◆ What needs to be done ◆
Print the lines from the one that contains "Write the Plotly code for this chart." to the one that contains "import plotly.graph_objects as go", inclusive, exactly as they appear, and please drop any pictures.

[Plotting code records]

----------------

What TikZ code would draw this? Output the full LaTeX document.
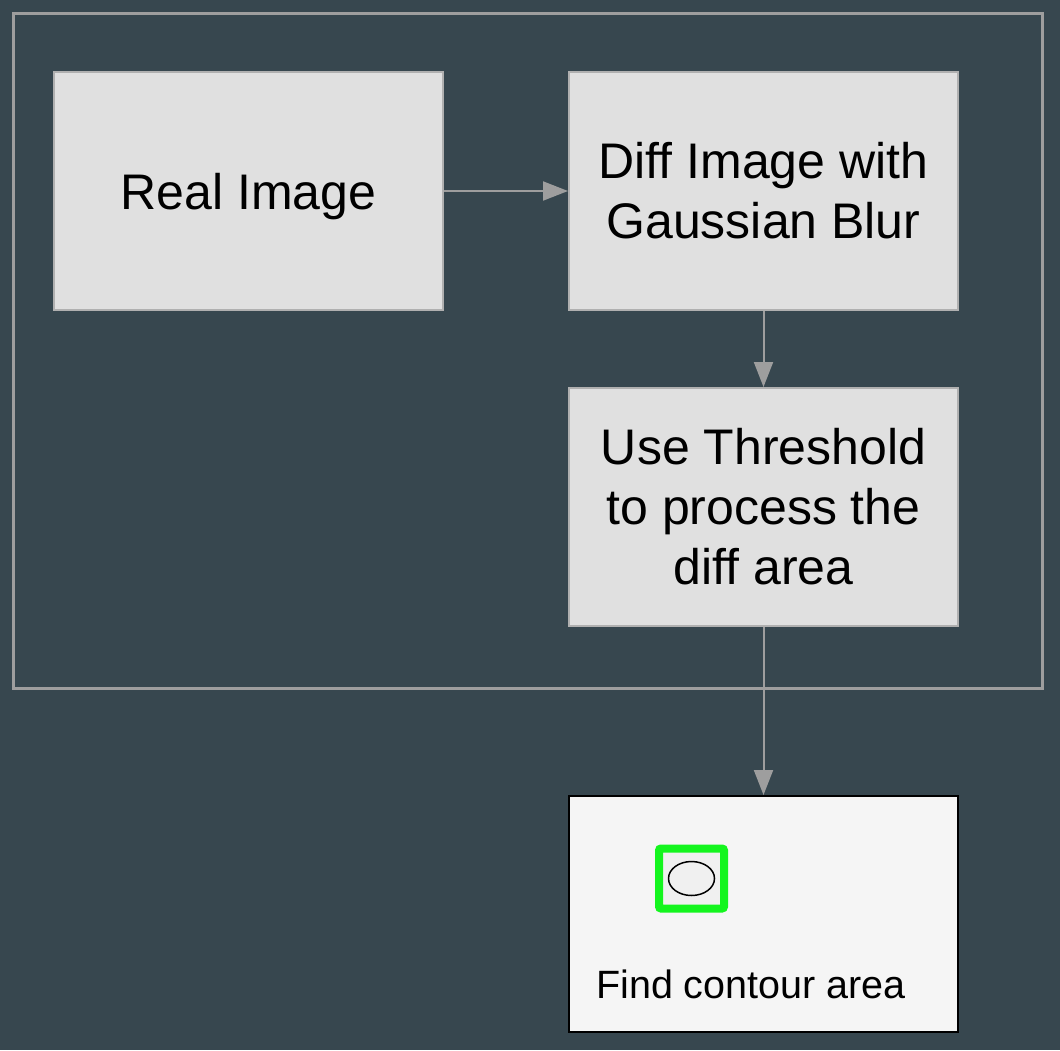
\documentclass[tikz,border=0pt]{standalone}
\usepackage{fontspec}
\setmainfont{Liberation Sans}
\usetikzlibrary{arrows.meta,positioning,shapes.geometric}
\definecolor{slatebg}{HTML}{37474F}
\definecolor{stepfill}{HTML}{E0E0E0}
\definecolor{stepline}{HTML}{B0B0B0}
\definecolor{wireclr}{HTML}{9E9E9E}
\definecolor{paperclr}{HTML}{F5F5F5}
\definecolor{markgreen}{HTML}{14F51E}
\begin{document}
\begin{tikzpicture}[
  >={Triangle[length=25pt, width=19pt]},
  stepbox/.style={rectangle, draw=stepline, fill=stepfill, line width=2pt,
                  minimum width=389pt, minimum height=238pt, inner sep=0pt,
                  align=center, font=\fontsize{50}{60}\selectfont},
  resultbox/.style={rectangle, draw=black, fill=paperclr, line width=2pt,
                    minimum width=389pt, minimum height=236pt, inner sep=0pt},
  frame/.style={draw=wireclr, line width=3pt},
  flow/.style={->, draw=wireclr, line width=2pt},
  caption/.style={font=\fontsize{39.5}{46}\selectfont, inner sep=0pt},
  marker/.style={rectangle, draw=markgreen, fill=paperclr!98!black, line width=8pt,
                 rounded corners=2pt, minimum width=65pt, minimum height=60pt, inner sep=0pt},
  blob/.style={ellipse, draw=black, line width=1.5pt, minimum width=46pt,
               minimum height=34pt, inner sep=0pt},
]

\fill[slatebg] (0pt,0pt) rectangle (1060pt,-1050pt);
\draw[frame] (13.5pt,-13.5pt) rectangle (1042pt,-688pt);

\node[stepbox, text depth=0pt] (real) at (248.5pt,-191pt) {Real Image};
\node[stepbox, right=124pt of real]   (diff)   {Diff Image with\\Gaussian Blur};
\node[stepbox, below=76pt of diff]    (thresh) {Use Threshold\\to process the\\diff area};
\node[resultbox, below=168pt of thresh] (found) {};

\node[marker] (icon) at ([xshift=123.5pt,yshift=-83.5pt]found.north west) {};
\node[blob] (contour) at (icon.center) {};
\node[caption, anchor=base west] (findtxt) at ([xshift=28pt,yshift=35pt]found.south west) {Find contour area};

\draw[flow] (real)   -- (diff);
\draw[flow] (diff)   -- (thresh);
\draw[flow] (thresh) -- (found);

\end{tikzpicture}
\end{document}
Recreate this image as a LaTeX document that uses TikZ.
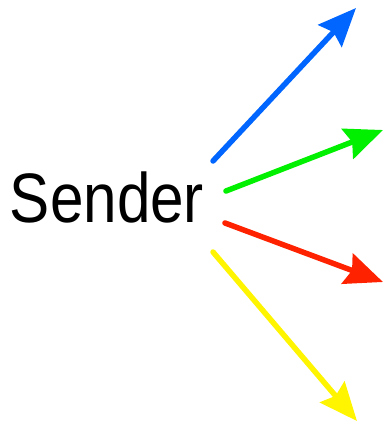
\documentclass[tikz,border=0pt]{standalone}
\usepackage{fontspec}
\setmainfont{Liberation Sans}
\usetikzlibrary{arrows.meta}
\definecolor{sblue}{RGB}{0,102,255}
\definecolor{sgreen}{RGB}{0,240,0}
\definecolor{sred}{RGB}{255,34,0}
\definecolor{syellow}{RGB}{255,245,0}
\begin{document}
\begin{tikzpicture}[x=1pt,y=-1pt,
  msg/.style={line width=5.5pt, line cap=round, -{Stealth[length=38pt,width=32pt,inset=5pt]}},
  label/.style={font=\fontsize{70}{70}\selectfont, inner sep=0pt, xscale=0.86, anchor=base}]
\useasboundingbox (0,0) rectangle (385,424);
\node[label] (sender) at (107,222) {Sender};
\coordinate (b0) at (213,161);
\coordinate (b1) at (356,8);
\coordinate (g0) at (226,191);
\coordinate (g1) at (383,130);
\coordinate (r0) at (225,223);
\coordinate (r1) at (383,282);
\coordinate (y0) at (213,252);
\coordinate (y1) at (357,421);
\draw[msg, sblue] (b0) -- (b1);
\draw[msg, sgreen] (g0) -- (g1);
\draw[msg, sred] (r0) -- (r1);
\draw[msg, syellow] (y0) -- (y1);
\end{tikzpicture}
\end{document}
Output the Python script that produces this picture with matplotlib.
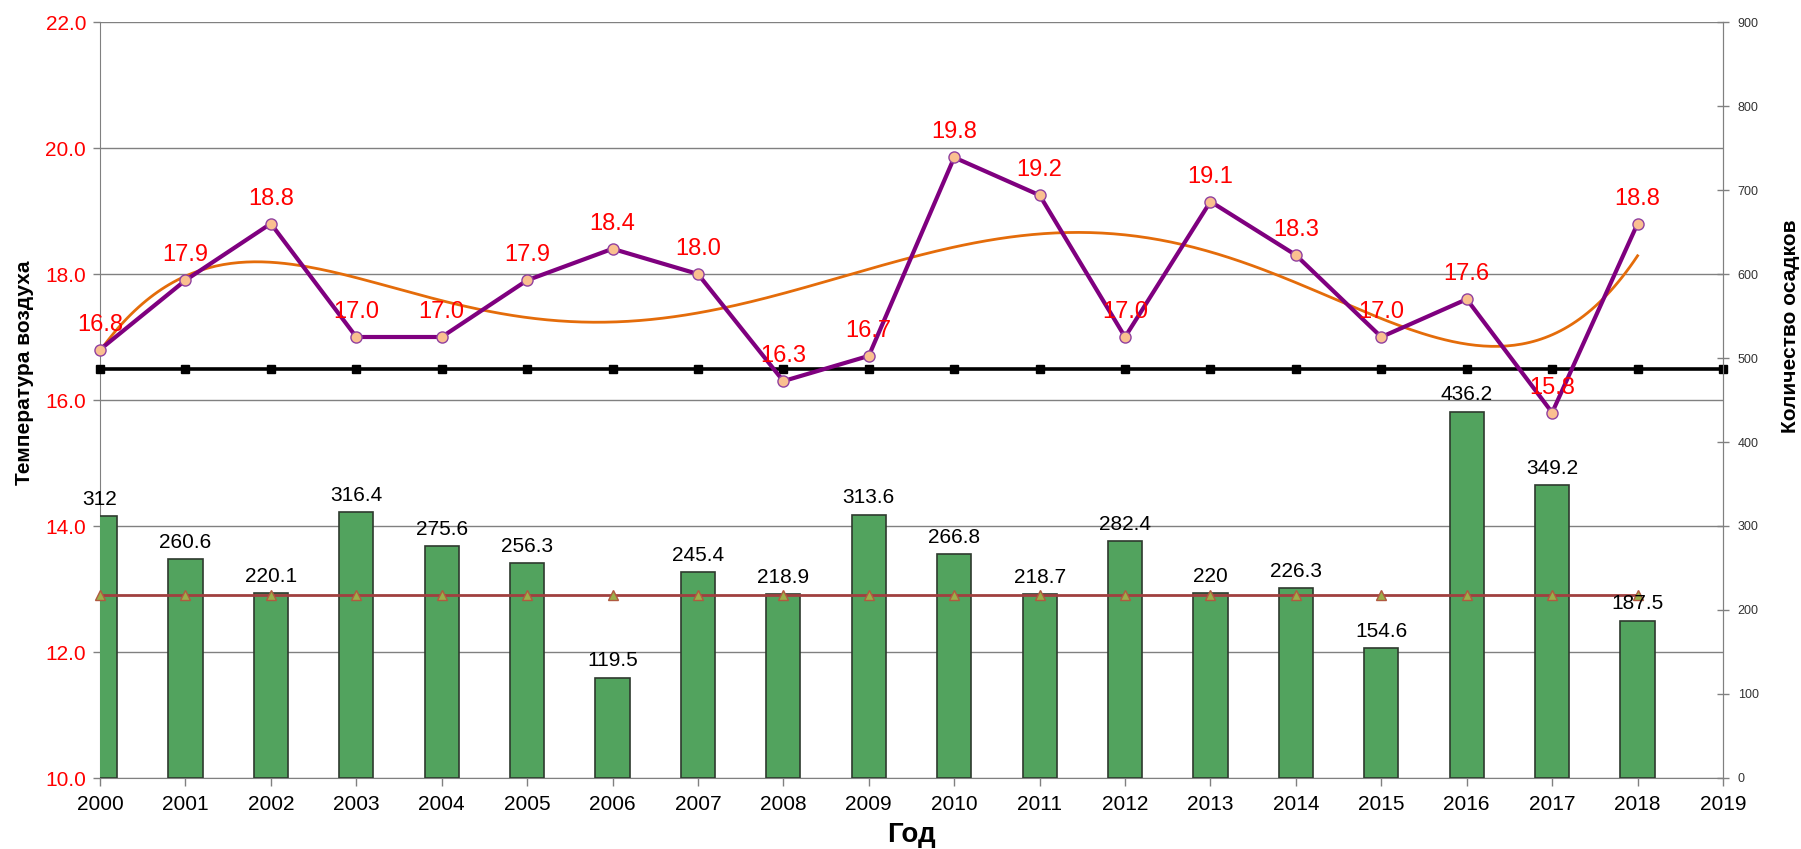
import numpy as np
import matplotlib
matplotlib.use("Agg")
import matplotlib.pyplot as plt

plt.rcParams['font.family'] = ['Liberation Sans', 'DejaVu Sans']

years = [2000, 2001, 2002, 2003, 2004, 2005, 2006, 2007, 2008, 2009,
         2010, 2011, 2012, 2013, 2014, 2015, 2016, 2017, 2018]
temperature = [16.8, 17.9, 18.8, 17.0, 17.0, 17.9, 18.4, 18.0, 16.3, 16.7,
               19.85, 19.25, 17.0, 19.15, 18.3, 17.0, 17.6, 15.8, 18.8]
temp_labels = ["16.8", "17.9", "18.8", "17.0", "17.0", "17.9", "18.4", "18.0", "16.3", "16.7",
               "19.8", "19.2", "17.0", "19.1", "18.3", "17.0", "17.6", "15.8", "18.8"]
precipitation = [312, 260.6, 220.1, 316.4, 275.6, 256.3, 119.5, 245.4, 218.9, 313.6,
                 266.8, 218.7, 282.4, 220, 226.3, 154.6, 436.2, 349.2, 187.5]
norm_years = [2000, 2001, 2002, 2003, 2004, 2005, 2006, 2007, 2008, 2009,
              2010, 2011, 2012, 2013, 2014, 2015, 2016, 2017, 2018, 2019]
temp_norm = [16.5] * len(norm_years)
precip_norm = [218] * len(years)
x_ticks = list(range(2000, 2020))

fig = plt.figure(figsize=(18.01, 8.49), dpi=100)
ax1 = fig.add_axes([100/1801, 71/849, 1623/1801, 756/849])
ax2 = ax1.twinx()

gray = '#808080'

# Left axis: temperature
ax1.set_xlim(2000, 2019)
ax1.set_ylim(10, 22)
ax1.set_yticks(np.arange(10, 22.1, 2))
ax1.set_yticklabels([f"{v:.1f}" for v in np.arange(10, 22.1, 2)])
ax1.yaxis.grid(True, color=gray, linewidth=1)
ax1.set_axisbelow(True)
ax1.set_xticks(x_ticks)
ax1.set_xticklabels([str(y) for y in x_ticks], fontsize=15)
ax1.tick_params(axis='y', colors='red', labelsize=15, length=5, width=1, direction='out', pad=5)
ax1.tick_params(axis='y', color=gray)
ax1.tick_params(axis='x', length=6, width=1, color=gray, labelcolor='black', pad=6)
for s in ['left', 'bottom', 'top']:
    ax1.spines[s].set_color(gray)
ax1.spines['top'].set_visible(False)
ax1.spines['right'].set_color(gray)

ax1.set_ylabel("Температура воздуха", fontsize=15, fontweight='bold')
ax1.yaxis.set_label_coords(-0.0407, 0.536)
ax1.set_xlabel("Год", fontsize=20, fontweight='bold', labelpad=6)

# Temperature lines
ax1.plot(norm_years, temp_norm, color='black', linewidth=2.6, marker='s',
         markersize=5.5, zorder=3, clip_on=False)
yr = np.array(years, dtype=float)
coef = np.polyfit(yr - 2000, np.array(temperature), 5)
xs = np.linspace(2000, 2018, 400)
ax1.plot(xs, np.polyval(coef, xs - 2000), color='#E46C0A', linewidth=2.0, zorder=4)
ax1.plot(years, temperature, color='#7F007F', linewidth=3.0, marker='o', markersize=8,
         markerfacecolor='#FAC090', markeredgecolor='#9040A0', markeredgewidth=1.0,
         zorder=5, clip_on=False)
for x, t, lab in zip(years, temperature, temp_labels):
    ax1.annotate(lab, (x, t), xytext=(0, 18), textcoords='offset points',
                 ha='center', va='center', color='red', fontsize=17, zorder=6)

# Right axis: precipitation
ax2.set_ylim(0, 900)
ax2.set_yticks(range(0, 901, 100))
ax2.tick_params(axis='y', labelsize=9, labelcolor='#333333', color=gray,
                direction='inout', length=9, width=1, pad=6)
ax2.spines['right'].set_color(gray)
ax2.spines['left'].set_visible(False)
ax2.spines['top'].set_visible(False)
ax2.spines['bottom'].set_visible(False)
ax2.set_ylabel("Количество осадков", fontsize=15, fontweight='bold')
ax2.yaxis.set_label_coords(1.0357, 0.597)

ax2.bar(years, precipitation, width=0.4, color='#52A35E', edgecolor='#2E3A2E',
        linewidth=1.2, zorder=2)
ax2.plot(years, precip_norm, color='#A0403F', linewidth=2.0, marker='^', markersize=7,
         markerfacecolor='#9BAF4A', markeredgecolor='#B05A40', markeredgewidth=1.0,
         zorder=3, clip_on=False)
for x, p in zip(years, precipitation):
    ax2.annotate(f"{p:g}", (x, p), xytext=(0, 12), textcoords='offset points',
                 ha='center', va='center', color='black', fontsize=15, zorder=6)

fig.savefig("out.png", dpi=100)
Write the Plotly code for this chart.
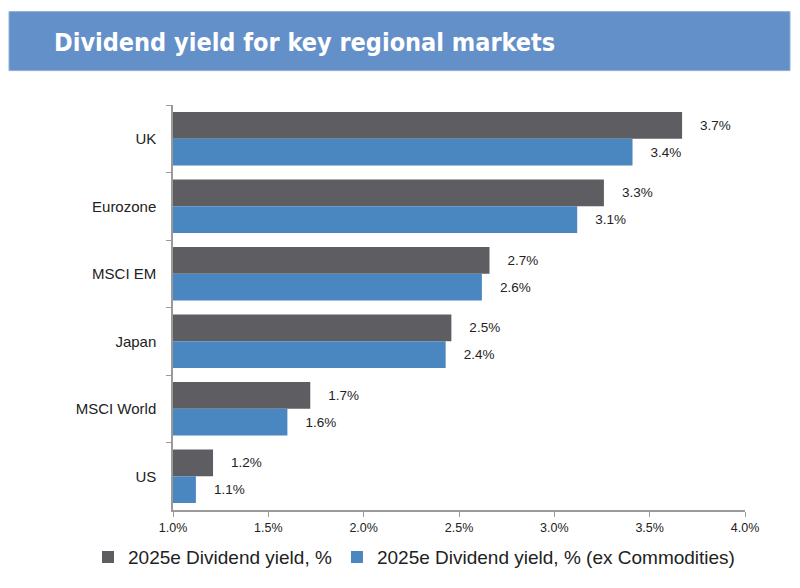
import plotly.graph_objects as go

categories = ["UK", "Eurozone", "MSCI EM", "Japan", "MSCI World", "US"]
yield_all = [3.67, 3.26, 2.66, 2.46, 1.72, 1.21]
yield_ex_comm = [3.41, 3.12, 2.62, 2.43, 1.60, 1.12]
labels_all = ["3.7%", "3.3%", "2.7%", "2.5%", "1.7%", "1.2%"]
labels_ex_comm = ["3.4%", "3.1%", "2.6%", "2.4%", "1.6%", "1.1%"]
series_names = ["2025e Dividend yield, %", "2025e Dividend yield, % (ex Commodities)"]
tick_vals = [1.0, 1.5, 2.0, 2.5, 3.0, 3.5, 4.0]
tick_text = ["1.0%", "1.5%", "2.0%", "2.5%", "3.0%", "3.5%", "4.0%"]

W, H = 800, 588
L, R, T, B = 173, 745, 105, 517
pw, ph = R - L, B - T

def px(x):
    return (x - L) / pw

def py(y):
    return (B - y) / ph

fig = go.Figure()
fig.add_trace(go.Bar(
    y=categories, x=yield_all, orientation="h", name=series_names[0],
    marker=dict(color="#5e5d62", line=dict(width=0)),
    text=["    " + t for t in labels_all], textposition="outside",
    textfont=dict(family="Liberation Sans, Arial", size=13.5, color="#222222"),
    cliponaxis=False,
))
fig.add_trace(go.Bar(
    y=categories, x=yield_ex_comm, orientation="h", name=series_names[1],
    marker=dict(color="#4a86c0", line=dict(width=0)),
    text=["    " + t for t in labels_ex_comm], textposition="outside",
    textfont=dict(family="Liberation Sans, Arial", size=13.5, color="#222222"),
    cliponaxis=False,
))

fig.update_layout(
    width=W, height=H,
    margin=dict(l=L, r=W - R, t=T, b=H - B, pad=0),
    paper_bgcolor="white", plot_bgcolor="white",
    barmode="group", bargap=0.21, bargroupgap=0,
    font=dict(family="Liberation Sans, Arial", color="#222222"),
    xaxis=dict(
        range=[1.0, 4.0], tickvals=tick_vals, ticktext=tick_text,
        showgrid=False, zeroline=False, showline=True, linecolor="#9a9a9a", linewidth=1.5,
        ticks="outside", ticklen=5, tickcolor="#9a9a9a",
        tickfont=dict(size=12.5, color="#222222"),
    ),
    yaxis=dict(
        categoryorder="array", categoryarray=categories, autorange="reversed",
        showgrid=False, showline=True, linecolor="#9a9a9a", linewidth=1.5,
        ticks="outside", ticklen=5, tickcolor="#9a9a9a", tickson="boundaries",
        tickfont=dict(size=15, color="#222222"), ticklabelstandoff=12,
    ),
    legend=dict(
        orientation="h", x=px(88), xanchor="left", y=py(565), yanchor="middle",
        font=dict(size=19, color="#222222"), traceorder="normal",
        itemwidth=30, tracegroupgap=0,
    ),
    showlegend=True,
    shapes=[dict(
        type="rect", xref="paper", yref="paper",
        x0=px(9), x1=px(790), y0=py(70), y1=py(10),
        fillcolor="#6490c9", line=dict(color="#8fb0da", width=1), layer="below",
    )],
    annotations=[dict(
        text="<b>Dividend yield for key regional markets</b>",
        xref="paper", yref="paper", x=px(52), y=py(41),
        xanchor="left", yanchor="middle", showarrow=False,
        font=dict(family="DejaVu Sans Condensed, DejaVu Sans", size=25, color="white"),
    )],
)

fig.write_html("out.html")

----------------

◆ The reply ◆
Write the Plotly code for this chart.
import plotly.graph_objects as go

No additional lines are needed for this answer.